Petrichor image

PETRICHOR

London, England
July, 2019

Graduate project

The modern era, the Anthropocene, is defined by what is lost: we are witnesses to a disappearing environment and a changing climate. I imagined scent as a means of capturing that which is ephemeral. Specifically, I was inspired by the scent of rain.

'Petrichor' is a scent of dissonance: the dry earth and rock meet the wetness of rain drops. As rainfall patterns change, this scent phenomenon evolves to reflect longer droughts and increasing erratic floods. Evoking what may soon be a lost experience by capturing its scent can trigger memories of this phenomenon.

Scent is processed in the limbic system of the brain, the same processing location for emotion, mood and long-term memory. Here lies the most powerful trigger of nostalgia.

Exploring this connection, I worked with the craft of perfumery to create a sensory experience that parallels a natural process. My project is a biomimetic design—design inspired by and intentionally imitative of a natural process. Since the brain archives and then recalls scents in association with memories, perfume is an ideal trigger of nostalgia and consciousness of the fleeting. My aim is not only to evoke the memories of a vanishing phenomenon but to inspire consciousness of its ephemeral nature and the fragility of our environment.

Musk scent is most similar to that of geosmin and is, therefore, the base of the perfume.

Every perfume is designed with three layers, and all ingredients are relevant and singular, just like colors on the color wheel. The top notes—the first noticed scent when the perfume is sprayed—are musk, patchouli and orris. These three scents are earthy, woody, dirty and are located on the scent wheel between the woody and oriental notes. The heart (middle) notes are developed when the perfume touches your skin; for my perfume I chose fig, ozonic and musk (floral and fresh on the wheel). Fig has the balsamic smell of decay that mirrors my perception of petrichor. The ozonic scent is modeled after the hydrous, chilled ozone scent that balances out the sweet-sourness of the balsamic scent and the power of the musk. Finally, the end notes—those that linger for hours to come—are fig, apple blossom and musk.
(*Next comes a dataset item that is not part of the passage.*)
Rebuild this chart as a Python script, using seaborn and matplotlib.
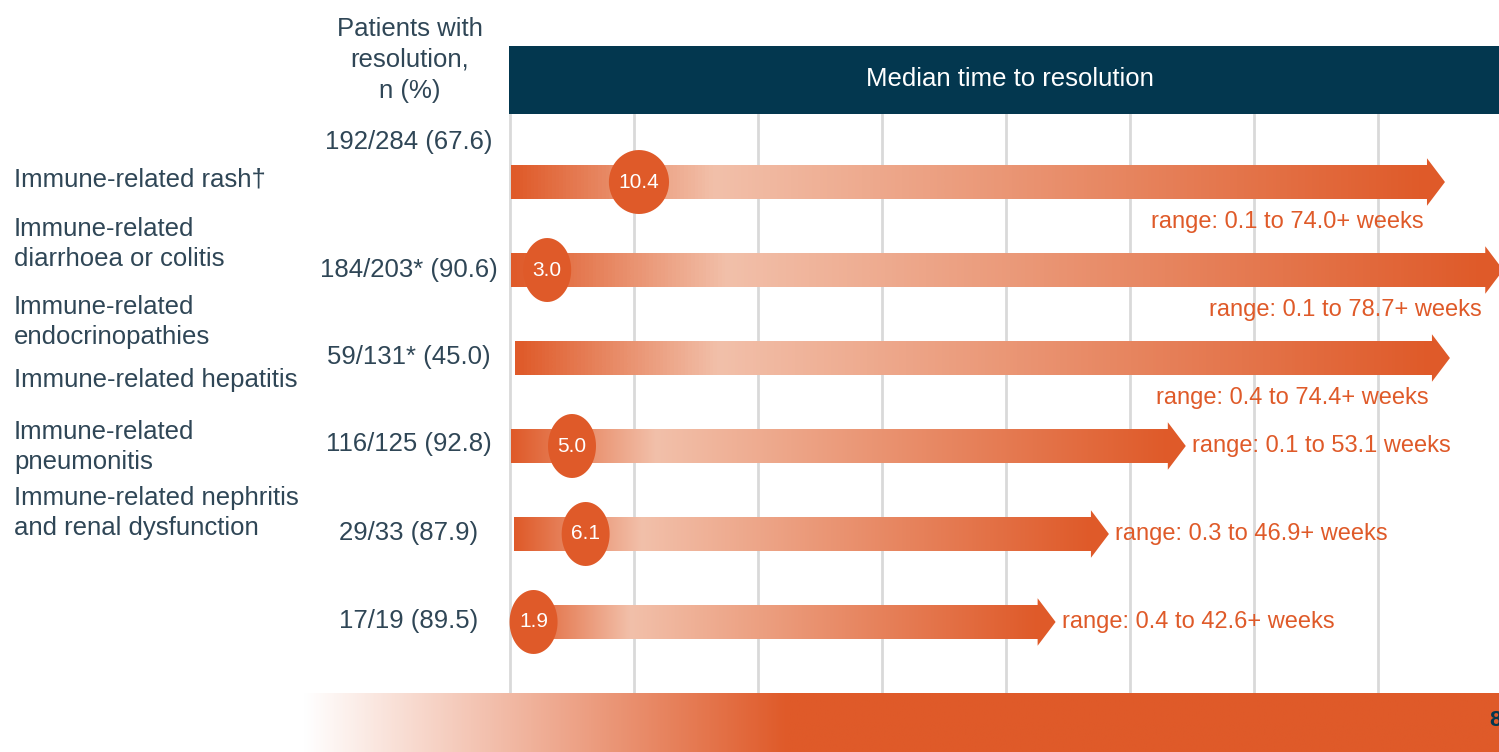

Expert perfumer Penny and I worked to find opposites on the scent wheel: the ripe, sweet fig, enhanced by apple blossom, contrasts with the earthy, dirty musk scent. The fruitier scents represent the parallels between rainfall and fertility; the contrasts in the opposing scents encapsulate the dissonance of the petrichor phenomenon—the parched earth meeting a flood of rain drops.

I created this scent to trigger emotional experience but also as a form of awakening and realization. As the earth warms, capturing contemporary petrichor serves as an artifact of today's environment, one that can be revisited and compared to in the future. What would the petrichor of the Amazon be like after the fires? Or the first rainfall on the Grand Canyon after its longest dry spell? My vision for the future is an expansion of the range of scent but also a broadening of the experience of the scent: I hope to connect the scent with art that evokes other senses to approach a kind of synesthesia.

The art of scent too has a long history, from the artisan craftsmanship of Indian villagers in Kannauj who distill the essence of monsoons to the artist Sissel Tolaas who recreates scents from the DNA of extinct flowers. I hope to encompass the work of these artists, artisans and archivers as I translate this vision beyond my project, in trying to capture the yearning of the modern condition and the catastrophe of the modern climate.